Constraining the CO2 budget of the corn belt: exploring uncertainties from the assumptions in a mesoscale inverse system
1Department of Meteorology, The Pennsylvania State University, Inversity Park, Pennsylvania, USA
2NREL, Fort Collins, Colorado, USA
3Purdue University, W. Lafayette, Indiana, USA
4National Oceanic and Atmospheric Association, ESRL/GMD, Boulder, Colorado, USA
5Department of Atmospheric Science, Colorado State University, Fort Collins, Colorado, USA
Abstract. We performed an atmospheric inversion of the CO2 fluxes over Iowa and the surrounding states, from June to December 2007, at 20 km resolution and weekly timescale. Eight concentration towers were used to constrain the carbon balance in a 1000 × 1000 km2 domain in this agricultural region of the US upper midwest. The CO2 concentrations of the boundaries derived from CarbonTracker were adjusted to match direct observations from aircraft profiles around the domain. The regional carbon balance ends up with a sink of 178 TgC±35 TgC over the area for the period June–December, 2007. Potential bias from incorrect boundary conditions of about 0.4 ppm over the 7 months was corrected using mixing ratios from four different aircraft profile sites operated at a weekly time scale, acting as an additional source of uncertainty of 18 TgC. We used two different prior flux estimates, the SiBCrop model and the inverse flux product from the CarbonTracker system. We show that inverse flux estimates using both priors converge to similar posterior estimates (10 TgC difference), in our reference inversion, but some spatial structures from the prior fluxes remain in the posterior fluxes, revealing the importance of the prior flux resolution and distribution despite the large amount of atmospheric data available.
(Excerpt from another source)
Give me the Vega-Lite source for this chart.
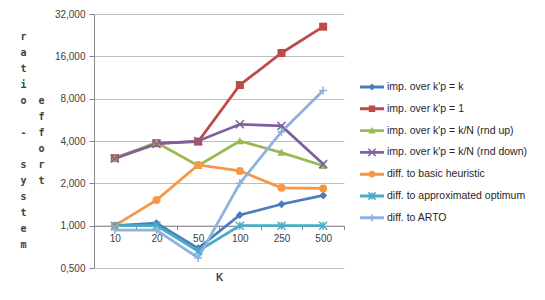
{
  "$schema": "https://vega.github.io/schema/vega-lite/v6.json",
  "width": 250,
  "height": 254,
  "autosize": {"type": "none"},
  "padding": {"left": 94, "top": 14, "right": 201, "bottom": 32},
  "config": {"view": {"stroke": null}, "font": "Liberation Sans"},
  "data": {
    "values": [
      {"K": 10, "s": "imp. over k'p = k", "v": 1.0},
      {"K": 20, "s": "imp. over k'p = k", "v": 1.04},
      {"K": 50, "s": "imp. over k'p = k", "v": 0.69},
      {"K": 100, "s": "imp. over k'p = k", "v": 1.19},
      {"K": 250, "s": "imp. over k'p = k", "v": 1.42},
      {"K": 500, "s": "imp. over k'p = k", "v": 1.64},
      {"K": 10, "s": "imp. over k'p = 1", "v": 3.02},
      {"K": 20, "s": "imp. over k'p = 1", "v": 3.86},
      {"K": 50, "s": "imp. over k'p = 1", "v": 3.96},
      {"K": 100, "s": "imp. over k'p = 1", "v": 10.0},
      {"K": 250, "s": "imp. over k'p = 1", "v": 16.9},
      {"K": 500, "s": "imp. over k'p = 1", "v": 26.0},
      {"K": 10, "s": "imp. over k'p = k/N (rnd up)", "v": 3.0},
      {"K": 20, "s": "imp. over k'p = k/N (rnd up)", "v": 3.9},
      {"K": 50, "s": "imp. over k'p = k/N (rnd up)", "v": 2.67},
      {"K": 100, "s": "imp. over k'p = k/N (rnd up)", "v": 4.0},
      {"K": 250, "s": "imp. over k'p = k/N (rnd up)", "v": 3.31},
      {"K": 500, "s": "imp. over k'p = k/N (rnd up)", "v": 2.67},
      {"K": 10, "s": "imp. over k'p = k/N (rnd down)", "v": 3.0},
      {"K": 20, "s": "imp. over k'p = k/N (rnd down)", "v": 3.81},
      {"K": 50, "s": "imp. over k'p = k/N (rnd down)", "v": 4.0},
      {"K": 100, "s": "imp. over k'p = k/N (rnd down)", "v": 5.26},
      {"K": 250, "s": "imp. over k'p = k/N (rnd down)", "v": 5.12},
      {"K": 500, "s": "imp. over k'p = k/N (rnd down)", "v": 2.74},
      {"K": 10, "s": "diff. to basic heuristic", "v": 1.0},
      {"K": 20, "s": "diff. to basic heuristic", "v": 1.52},
      {"K": 50, "s": "diff. to basic heuristic", "v": 2.7},
      {"K": 100, "s": "diff. to basic heuristic", "v": 2.45},
      {"K": 250, "s": "diff. to basic heuristic", "v": 1.86},
      {"K": 500, "s": "diff. to basic heuristic", "v": 1.84},
      {"K": 10, "s": "diff. to approximated optimum", "v": 1.0},
      {"K": 20, "s": "diff. to approximated optimum", "v": 1.0},
      {"K": 50, "s": "diff. to approximated optimum", "v": 0.66},
      {"K": 100, "s": "diff. to approximated optimum", "v": 1.0},
      {"K": 250, "s": "diff. to approximated optimum", "v": 1.0},
      {"K": 500, "s": "diff. to approximated optimum", "v": 1.0},
      {"K": 10, "s": "diff. to ARTO", "v": 0.93},
      {"K": 20, "s": "diff. to ARTO", "v": 0.93},
      {"K": 50, "s": "diff. to ARTO", "v": 0.59},
      {"K": 100, "s": "diff. to ARTO", "v": 2.0},
      {"K": 250, "s": "diff. to ARTO", "v": 4.66},
      {"K": 500, "s": "diff. to ARTO", "v": 9.13}
    ]
  },
  "encoding": {
    "x": {
      "field": "K",
      "type": "ordinal",
      "scale": {"type": "band", "paddingInner": 0, "paddingOuter": 0},
      "axis": {
        "offset": -42.3,
        "labelAngle": 0,
        "labelFontSize": 10,
        "labelColor": "#404040",
        "labelPadding": 4,
        "tickBand": "extent",
        "tickSize": 4,
        "tickColor": "#868686",
        "domainColor": "#868686",
        "grid": false,
        "title": "K",
        "titleFontWeight": "bold",
        "titleFontSize": 10,
        "titleColor": "#404040",
        "titleY": 52,
        "titleBaseline": "middle"
      }
    },
    "y": {
      "field": "v",
      "type": "quantitative",
      "scale": {"type": "log", "base": 2, "domain": [0.5, 32], "nice": false},
      "axis": {
        "values": [0.5, 1, 2, 4, 8, 16, 32],
        "labelExpr": "replace(format(datum.value, '.3f'), '.', ',')",
        "labelFontSize": 10,
        "labelColor": "#404040",
        "labelPadding": 4,
        "tickSize": 5,
        "tickColor": "#868686",
        "domainColor": "#868686",
        "gridColor": "#BFBFBF",
        "title": ["r", "a", "t", "i", "o\u00a0\u00a0e", "\u200b\u00a0\u00a0\u00a0f", "-\u00a0\u00a0f", "\u200b\u00a0\u00a0\u00a0o", "s\u00a0\u00a0r", "y\u00a0\u00a0t", "s", "t", "e", "m"],
        "titleAngle": 0,
        "titleAlign": "left",
        "titleBaseline": "top",
        "titleX": -74,
        "titleY": 17,
        "titleFont": "DejaVu Sans Mono",
        "titleFontSize": 10,
        "titleFontWeight": "bold",
        "titleLineHeight": 16,
        "titleColor": "#404040"
      }
    },
    "color": {
      "field": "s",
      "type": "nominal",
      "scale": {
        "domain": ["imp. over k'p = k", "imp. over k'p = 1", "imp. over k'p = k/N (rnd up)", "imp. over k'p = k/N (rnd down)", "diff. to basic heuristic", "diff. to approximated optimum", "diff. to ARTO"],
        "range": ["#4A7EBB", "#BE4B48", "#98B954", "#7D60A0", "#F79646", "#4BACC6", "#8EB1DD"]
      },
      "legend": {
        "orient": "none",
        "legendX": 266,
        "legendY": 61,
        "title": null,
        "labelFontSize": 10.5,
        "labelColor": "#262626",
        "symbolSize": 576,
        "labelOffset": 3,
        "rowPadding": 3.8,
        "symbolStrokeWidth": 0,
        "encode": {
          "symbols": {
            "update": {
              "shape": {"signal": "['M-1,-0.12L1,-0.12L1,0.12L-1,0.12ZM0,-0.3L0.3,0L0,0.3L-0.3,0Z', 'M-1,-0.12L1,-0.12L1,0.12L-1,0.12ZM-0.27,-0.27L0.27,-0.27L0.27,0.27L-0.27,0.27Z', 'M-1,-0.12L1,-0.12L1,0.12L-1,0.12ZM0,-0.3L0.3,0.24L-0.3,0.24Z', 'M-1,-0.12L1,-0.12L1,0.12L-1,0.12ZM-0.256,-0.344L0.344,0.256L0.256,0.344L-0.344,-0.256ZM-0.256,0.344L-0.344,0.256L0.256,-0.344L0.344,-0.256Z', 'M-1,-0.12L1,-0.12L1,0.12L-1,0.12ZM-0.28,0A0.28,0.28,0,1,1,0.28,0A0.28,0.28,0,1,1,-0.28,0Z', 'M-1,-0.12L1,-0.12L1,0.12L-1,0.12ZM-0.256,-0.344L0.344,0.256L0.256,0.344L-0.344,-0.256ZM-0.256,0.344L-0.344,0.256L0.256,-0.344L0.344,-0.256ZM-0.0625,-0.3L0.0625,-0.3L0.0625,0.3L-0.0625,0.3Z', 'M-1,-0.12L1,-0.12L1,0.12L-1,0.12ZM-0.0625,-0.3L0.0625,-0.3L0.0625,0.3L-0.0625,0.3Z'][indexof(domain('color'), datum.value)]"},
              "fill": {"scale": "color", "field": "value"},
              "stroke": {"value": "transparent"},
              "opacity": {"value": 1}
            }
          }
        }
      }
    }
  },
  "layer": [
    {"mark": {"type": "line", "strokeWidth": 2.75}},
    {
      "mark": {
        "type": "point",
        "filled": true,
        "size": 64,
        "opacity": 1,
        "shape": {"expr": "['M0,-1L1,0L0,1L-1,0Z', 'square', 'M0,-1L1,0.8L-1,0.8Z', 'M-0.866,-1.134L1.134,0.866L0.866,1.134L-1.134,-0.866ZM-0.866,1.134L-1.134,0.866L0.866,-1.134L1.134,-0.866Z', 'circle', 'M-0.866,-1.134L1.134,0.866L0.866,1.134L-1.134,-0.866ZM-0.866,1.134L-1.134,0.866L0.866,-1.134L1.134,-0.866ZM-0.19,-1L0.19,-1L0.19,1L-0.19,1Z', 'M-1,-0.19L1,-0.19L1,0.19L-1,0.19ZM-0.19,-1L0.19,-1L0.19,1L-0.19,1Z'][indexof(domain('color'), datum.s)]"}
      }
    }
  ]
}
The retrieved fluxes were compared to eddy flux towers in the corn and grassland areas, revealing an improvement in the seasonal cycles between the two compared to the prior fluxes, despite large absolute differences due to representation errors. The uncertainty of 35 TgC (about 35 gC m2) was derived from the posterior uncertainty obtained with our reference inversion of about 25 to 30 TgC and from sensitivity tests of the assumptions made in the inverse system, for a mean carbon balance over the region of −178 TgC, slightly weaker than the reference. Because of the potential large bias (~20 TgC in this case) due to choice of background conditions, proportional to the surface but not to the regional flux, this methodology seems limited to regions with a large signal (sink or source), unless additional observations can be used to constrain the boundary inflow.